Work required>
In the records below, find the line containing "Rebuild this chart" and the line containing "ax.axhline(h, color=c, lw=0.9, zorder=1)". Give again exactly those lines and every line between them, omitting the pictures.

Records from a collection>
○ ○ ○ ○

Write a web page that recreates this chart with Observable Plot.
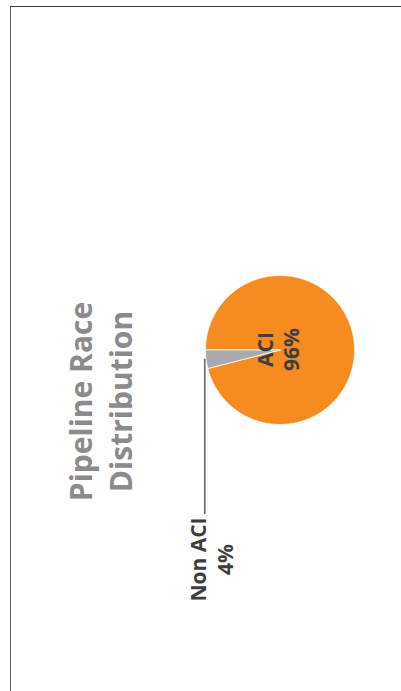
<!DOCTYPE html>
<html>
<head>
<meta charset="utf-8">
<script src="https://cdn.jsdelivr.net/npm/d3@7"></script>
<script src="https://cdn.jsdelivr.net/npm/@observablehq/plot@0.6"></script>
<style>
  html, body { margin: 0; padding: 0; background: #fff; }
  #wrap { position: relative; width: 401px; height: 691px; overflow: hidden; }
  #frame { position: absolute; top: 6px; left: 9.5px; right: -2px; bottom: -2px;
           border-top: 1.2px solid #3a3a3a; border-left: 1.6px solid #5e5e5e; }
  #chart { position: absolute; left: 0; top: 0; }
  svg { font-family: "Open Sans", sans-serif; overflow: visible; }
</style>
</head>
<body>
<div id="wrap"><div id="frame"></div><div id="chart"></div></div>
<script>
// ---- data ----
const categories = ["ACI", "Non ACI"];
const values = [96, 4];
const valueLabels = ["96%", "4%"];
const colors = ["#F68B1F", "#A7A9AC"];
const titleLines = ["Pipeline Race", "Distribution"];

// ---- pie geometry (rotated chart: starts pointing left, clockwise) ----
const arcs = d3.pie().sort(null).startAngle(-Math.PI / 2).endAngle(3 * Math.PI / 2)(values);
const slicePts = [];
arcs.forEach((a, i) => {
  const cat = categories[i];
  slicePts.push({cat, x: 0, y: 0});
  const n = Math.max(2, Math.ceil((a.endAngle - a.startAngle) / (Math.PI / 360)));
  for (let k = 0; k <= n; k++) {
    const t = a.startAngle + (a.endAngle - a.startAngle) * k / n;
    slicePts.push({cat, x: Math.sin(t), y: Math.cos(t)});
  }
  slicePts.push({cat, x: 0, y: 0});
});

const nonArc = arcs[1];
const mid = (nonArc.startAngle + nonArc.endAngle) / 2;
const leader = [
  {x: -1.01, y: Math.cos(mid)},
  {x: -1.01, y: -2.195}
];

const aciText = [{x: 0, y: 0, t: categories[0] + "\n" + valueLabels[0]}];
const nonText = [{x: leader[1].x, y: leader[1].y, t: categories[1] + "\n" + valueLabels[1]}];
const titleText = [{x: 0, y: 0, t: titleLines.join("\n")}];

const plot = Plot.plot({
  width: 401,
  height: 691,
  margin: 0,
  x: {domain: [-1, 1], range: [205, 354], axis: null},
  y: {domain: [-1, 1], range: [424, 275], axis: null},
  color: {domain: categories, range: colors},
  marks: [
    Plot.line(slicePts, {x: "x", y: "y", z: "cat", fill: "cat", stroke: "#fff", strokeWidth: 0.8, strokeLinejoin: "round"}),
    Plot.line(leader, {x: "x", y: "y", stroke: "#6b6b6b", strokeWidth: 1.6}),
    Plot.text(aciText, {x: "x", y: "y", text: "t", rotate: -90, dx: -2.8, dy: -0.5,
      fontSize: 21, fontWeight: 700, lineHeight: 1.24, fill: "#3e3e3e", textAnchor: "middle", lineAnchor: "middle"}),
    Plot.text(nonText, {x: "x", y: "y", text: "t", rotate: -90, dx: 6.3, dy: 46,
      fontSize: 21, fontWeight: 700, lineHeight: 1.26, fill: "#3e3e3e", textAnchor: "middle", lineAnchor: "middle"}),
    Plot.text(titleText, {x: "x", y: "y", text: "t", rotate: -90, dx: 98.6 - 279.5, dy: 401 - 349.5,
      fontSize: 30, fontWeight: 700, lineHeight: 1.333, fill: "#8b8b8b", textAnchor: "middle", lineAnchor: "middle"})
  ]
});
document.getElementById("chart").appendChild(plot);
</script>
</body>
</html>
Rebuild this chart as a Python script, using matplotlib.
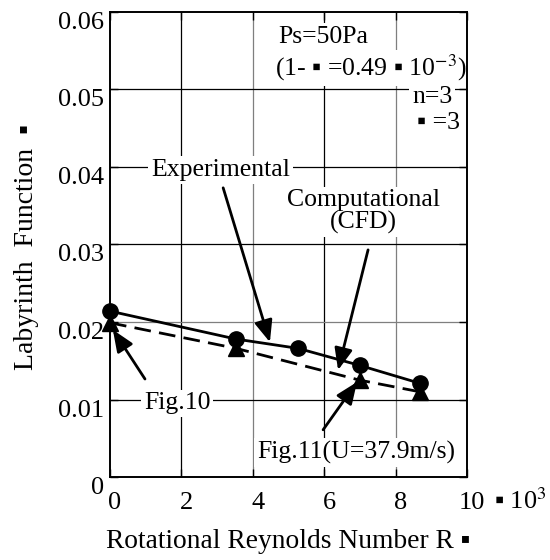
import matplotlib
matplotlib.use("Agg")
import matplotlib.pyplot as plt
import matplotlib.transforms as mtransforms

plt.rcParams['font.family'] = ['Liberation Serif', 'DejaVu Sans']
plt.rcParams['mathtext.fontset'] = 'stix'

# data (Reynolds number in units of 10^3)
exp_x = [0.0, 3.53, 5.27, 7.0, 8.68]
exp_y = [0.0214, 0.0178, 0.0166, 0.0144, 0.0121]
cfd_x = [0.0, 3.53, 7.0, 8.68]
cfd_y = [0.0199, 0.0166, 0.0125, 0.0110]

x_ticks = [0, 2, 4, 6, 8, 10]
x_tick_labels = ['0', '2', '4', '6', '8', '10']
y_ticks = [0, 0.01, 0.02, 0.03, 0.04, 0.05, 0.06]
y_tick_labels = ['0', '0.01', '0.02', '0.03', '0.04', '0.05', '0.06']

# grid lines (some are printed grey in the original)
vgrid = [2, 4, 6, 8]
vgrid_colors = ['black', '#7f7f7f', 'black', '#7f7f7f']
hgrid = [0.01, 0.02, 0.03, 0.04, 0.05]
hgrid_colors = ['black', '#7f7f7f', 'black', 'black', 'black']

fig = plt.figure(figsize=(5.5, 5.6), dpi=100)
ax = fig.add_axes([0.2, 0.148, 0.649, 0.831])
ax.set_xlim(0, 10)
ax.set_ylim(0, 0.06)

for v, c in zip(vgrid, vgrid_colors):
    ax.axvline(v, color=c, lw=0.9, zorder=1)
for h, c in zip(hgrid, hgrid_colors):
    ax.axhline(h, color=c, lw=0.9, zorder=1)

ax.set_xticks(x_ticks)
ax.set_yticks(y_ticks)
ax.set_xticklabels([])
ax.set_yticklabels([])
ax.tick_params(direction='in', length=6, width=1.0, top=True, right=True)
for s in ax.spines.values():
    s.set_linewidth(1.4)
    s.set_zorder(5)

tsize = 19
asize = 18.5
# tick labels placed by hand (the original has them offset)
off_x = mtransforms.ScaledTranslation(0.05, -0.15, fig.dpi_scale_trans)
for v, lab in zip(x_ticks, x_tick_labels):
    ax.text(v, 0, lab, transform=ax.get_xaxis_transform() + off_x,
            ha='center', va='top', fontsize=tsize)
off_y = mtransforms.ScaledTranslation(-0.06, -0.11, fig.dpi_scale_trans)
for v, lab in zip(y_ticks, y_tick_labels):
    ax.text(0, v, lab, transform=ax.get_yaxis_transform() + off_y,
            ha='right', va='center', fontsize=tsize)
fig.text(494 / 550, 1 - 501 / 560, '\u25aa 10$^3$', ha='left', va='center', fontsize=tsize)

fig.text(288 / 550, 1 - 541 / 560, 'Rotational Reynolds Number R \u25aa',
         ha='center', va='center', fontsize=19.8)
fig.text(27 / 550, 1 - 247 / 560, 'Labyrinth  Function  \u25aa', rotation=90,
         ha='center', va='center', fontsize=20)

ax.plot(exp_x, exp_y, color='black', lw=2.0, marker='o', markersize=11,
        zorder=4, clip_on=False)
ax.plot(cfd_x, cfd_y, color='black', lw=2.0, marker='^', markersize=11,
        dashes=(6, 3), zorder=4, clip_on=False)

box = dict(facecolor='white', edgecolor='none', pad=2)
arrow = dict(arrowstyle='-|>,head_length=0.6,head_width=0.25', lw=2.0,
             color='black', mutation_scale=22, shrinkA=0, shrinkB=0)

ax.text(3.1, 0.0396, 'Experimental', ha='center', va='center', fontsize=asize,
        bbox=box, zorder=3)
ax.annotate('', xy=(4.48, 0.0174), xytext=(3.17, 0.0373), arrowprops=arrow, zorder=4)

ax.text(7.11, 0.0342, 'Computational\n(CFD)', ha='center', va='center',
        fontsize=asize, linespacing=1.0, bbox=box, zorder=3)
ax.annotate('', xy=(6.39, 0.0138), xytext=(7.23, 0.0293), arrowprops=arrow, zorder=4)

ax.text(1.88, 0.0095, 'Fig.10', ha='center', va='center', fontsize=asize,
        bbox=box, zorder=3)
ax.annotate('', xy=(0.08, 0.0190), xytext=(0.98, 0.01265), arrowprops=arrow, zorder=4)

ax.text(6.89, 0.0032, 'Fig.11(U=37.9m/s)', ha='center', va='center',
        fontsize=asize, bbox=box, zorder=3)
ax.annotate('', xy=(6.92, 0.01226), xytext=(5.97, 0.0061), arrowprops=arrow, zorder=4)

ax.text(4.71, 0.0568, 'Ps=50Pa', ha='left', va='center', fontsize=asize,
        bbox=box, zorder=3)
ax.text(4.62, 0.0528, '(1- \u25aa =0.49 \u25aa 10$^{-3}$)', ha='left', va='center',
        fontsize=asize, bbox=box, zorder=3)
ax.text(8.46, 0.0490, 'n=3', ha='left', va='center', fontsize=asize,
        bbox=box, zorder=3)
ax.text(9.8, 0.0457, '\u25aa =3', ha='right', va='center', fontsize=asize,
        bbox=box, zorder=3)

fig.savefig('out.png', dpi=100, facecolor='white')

○ ○ ○ ○

In response>
Rebuild this chart as a Python script, using matplotlib.
import matplotlib
matplotlib.use("Agg")
import matplotlib.pyplot as plt
import matplotlib.transforms as mtransforms

plt.rcParams['font.family'] = ['Liberation Serif', 'DejaVu Sans']
plt.rcParams['mathtext.fontset'] = 'stix'

# data (Reynolds number in units of 10^3)
exp_x = [0.0, 3.53, 5.27, 7.0, 8.68]
exp_y = [0.0214, 0.0178, 0.0166, 0.0144, 0.0121]
cfd_x = [0.0, 3.53, 7.0, 8.68]
cfd_y = [0.0199, 0.0166, 0.0125, 0.0110]

x_ticks = [0, 2, 4, 6, 8, 10]
x_tick_labels = ['0', '2', '4', '6', '8', '10']
y_ticks = [0, 0.01, 0.02, 0.03, 0.04, 0.05, 0.06]
y_tick_labels = ['0', '0.01', '0.02', '0.03', '0.04', '0.05', '0.06']

# grid lines (some are printed grey in the original)
vgrid = [2, 4, 6, 8]
vgrid_colors = ['black', '#7f7f7f', 'black', '#7f7f7f']
hgrid = [0.01, 0.02, 0.03, 0.04, 0.05]
hgrid_colors = ['black', '#7f7f7f', 'black', 'black', 'black']

fig = plt.figure(figsize=(5.5, 5.6), dpi=100)
ax = fig.add_axes([0.2, 0.148, 0.649, 0.831])
ax.set_xlim(0, 10)
ax.set_ylim(0, 0.06)

for v, c in zip(vgrid, vgrid_colors):
    ax.axvline(v, color=c, lw=0.9, zorder=1)
for h, c in zip(hgrid, hgrid_colors):
    ax.axhline(h, color=c, lw=0.9, zorder=1)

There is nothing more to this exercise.